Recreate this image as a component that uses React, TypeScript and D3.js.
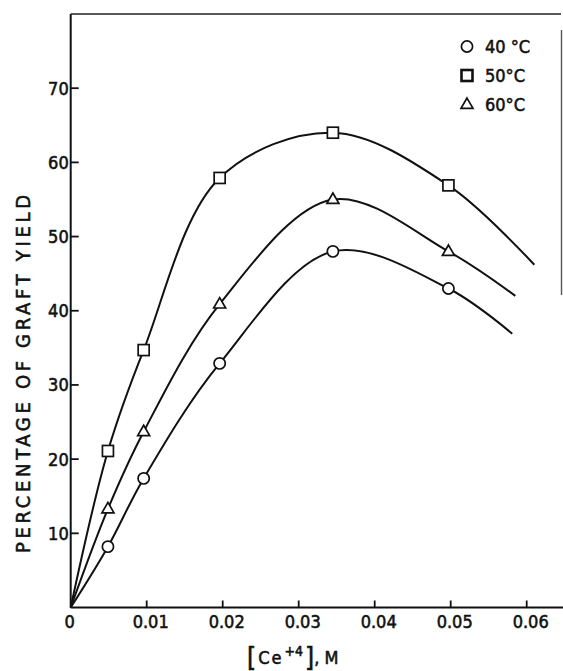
import React from "react";
import * as d3 from "d3";

const width = 563;
const height = 671;
const margin = { top: 14, left: 70.7, bottom: 63, right: 0 };

// cerium concentration, M
const conc = [0, 0.0049, 0.0096, 0.0196, 0.0345, 0.0497];
const yield40 = [0, 8.2, 17.4, 32.9, 48.0, 43.0];
const yield50 = [0, 21.1, 34.7, 57.9, 64.0, 56.9];
const yield60 = [0, 13.3, 23.7, 40.9, 55.0, 48.0];
// where each drawn curve stops (no marker there)
const tail40 = [0.0581, 36.9];
const tail50 = [0.061, 46.2];
const tail60 = [0.0585, 42.0];

const xTicks = [0, 0.01, 0.02, 0.03, 0.04, 0.05, 0.06];
const xTickLabels = ["0", "0.01", "0.02", "0.03", "0.04", "0.05", "0.06"];
const yTicks = [10, 20, 30, 40, 50, 60, 70];
const legendLabels = ["40 °C", "50°C", "60°C"];

const font = "'DejaVu Sans Condensed', 'DejaVu Sans', sans-serif";
// scanned print looks heavier than the plain face
const ink = { fill: "#111", stroke: "#111", strokeWidth: 0.55 };

const x = d3.scaleLinear().domain([0, 0.01]).range([margin.left, margin.left + 76]);
const y = d3.scaleLinear().domain([0, 80]).range([height - margin.bottom - 0.5, margin.top]);

const line = d3
  .line<number[]>()
  .x((d) => x(d[0]))
  .y((d) => y(d[1]))
  .curve(d3.curveCatmullRom.alpha(0.5));

function Marker({ kind, cx, cy, sw = 1.7 }: { kind: string; cx: number; cy: number; sw?: number }) {
  const st = { fill: "#fff", stroke: "#111", strokeWidth: sw };
  if (kind === "circle") return <circle cx={cx} cy={cy} r={5.6} {...st} />;
  if (kind === "square") return <rect x={cx - 5.5} y={cy - 5.5} width={11} height={11} {...st} />;
  const s = 12;
  const h = (s * Math.sqrt(3)) / 2;
  return (
    <path
      d={`M${cx},${cy - h * 0.62}L${cx + s / 2},${cy + h * 0.38}L${cx - s / 2},${cy + h * 0.38}Z`}
      {...st}
    />
  );
}

export default function App() {
  const series = [
    { kind: "circle", vals: yield40, tail: tail40 },
    { kind: "square", vals: yield50, tail: tail50 },
    { kind: "triangle", vals: yield60, tail: tail60 },
  ];
  const x0 = y(0);

  return (
    <div style={{ position: "absolute", left: 0, top: 0 }}>
      <svg width={width} height={height} style={{ display: "block", background: "#fff" }}>
        {/* frame: left axis, top edge and a bit of the scanned right edge */}
        <line x1={margin.left} x2={margin.left} y1={margin.top} y2={x0} stroke="#111" strokeWidth={2} />
        <line x1={margin.left} x2={width - 2} y1={margin.top} y2={margin.top} stroke="#222" strokeWidth={1.6} />
        <line x1={margin.left} x2={width} y1={x0} y2={x0} stroke="#111" strokeWidth={2} />
        <line x1={561.5} x2={561.5} y1={30} y2={295} stroke="#555" strokeWidth={1.4} />

        {yTicks.map((t) => (
          <g key={t}>
            <line x1={margin.left} x2={margin.left + 8} y1={y(t)} y2={y(t)} stroke="#111" strokeWidth={1.8} />
            <text
              x={margin.left - 2}
              y={y(t)}
              dy="0.36em"
              textAnchor="end"
              fontFamily={font}
              fontSize={18}
              {...ink}
            >
              {t}
            </text>
          </g>
        ))}

        {xTicks.map((t, i) => (
          <g key={t}>
            {i > 0 && <line x1={x(t)} x2={x(t)} y1={x0} y2={x0 - 7} stroke="#111" strokeWidth={1.8} />}
            <text
              x={x(t) + (i > 0 ? 4 : -1)}
              y={628}
              textAnchor="middle"
              fontFamily={font}
              fontSize={18}
              {...ink}
            >
              {xTickLabels[i]}
            </text>
          </g>
        ))}

        {series.map((s) => {
          const pts = conc.map((c, i) => [c, s.vals[i]]).concat([s.tail]);
          return (
            <g key={s.kind}>
              <path d={line(pts) || ""} fill="none" stroke="#111" strokeWidth={2} />
              {conc.slice(1).map((c, i) => (
                <Marker key={i} kind={s.kind} cx={x(c)} cy={y(s.vals[i + 1])} />
              ))}
            </g>
          );
        })}

        {legendLabels.map((lab, i) => {
          const ly = 46.5 + i * 29;
          return (
            <g key={lab}>
              <Marker kind={series[i].kind} cx={467} cy={ly} sw={i === 1 ? 2.6 : 1.7} />
              <text x={485} y={ly} dy="0.38em" fontFamily={font} fontSize={18} {...ink}>
                {lab}
              </text>
            </g>
          );
        })}

        <text
          transform={`translate(30,374) rotate(-90)`}
          textAnchor="middle"
          fontFamily={font}
          fontSize={20}
          {...ink}
          textLength={358}
          lengthAdjust="spacing"
        >
          PERCENTAGE OF GRAFT YIELD
        </text>

        <text x={247} y={664} fontFamily={font} fontSize={18} {...ink}>
          <tspan fontSize={26} dy={2}>[</tspan>
          <tspan dx={2} dy={-2} letterSpacing={2}>Ce</tspan>
          <tspan fontSize={14} dy={-8} dx={1}>+4</tspan>
          <tspan fontSize={26} dy={10} dx={2}>]</tspan>
          <tspan dy={-2}>, M</tspan>
        </text>
      </svg>
    </div>
  );
}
-------------------------
▶ [What is required]:
Transcribe exactly, with no pictures, the lines running from the first line of the material through the line holding "63, right: 0".

▶ [Complete response]:
Recreate this image as a component that uses React, TypeScript and D3.js.
import React from "react";
import * as d3 from "d3";

const width = 563;
const height = 671;
const margin = { top: 14, left: 70.7, bottom: 63, right: 0 };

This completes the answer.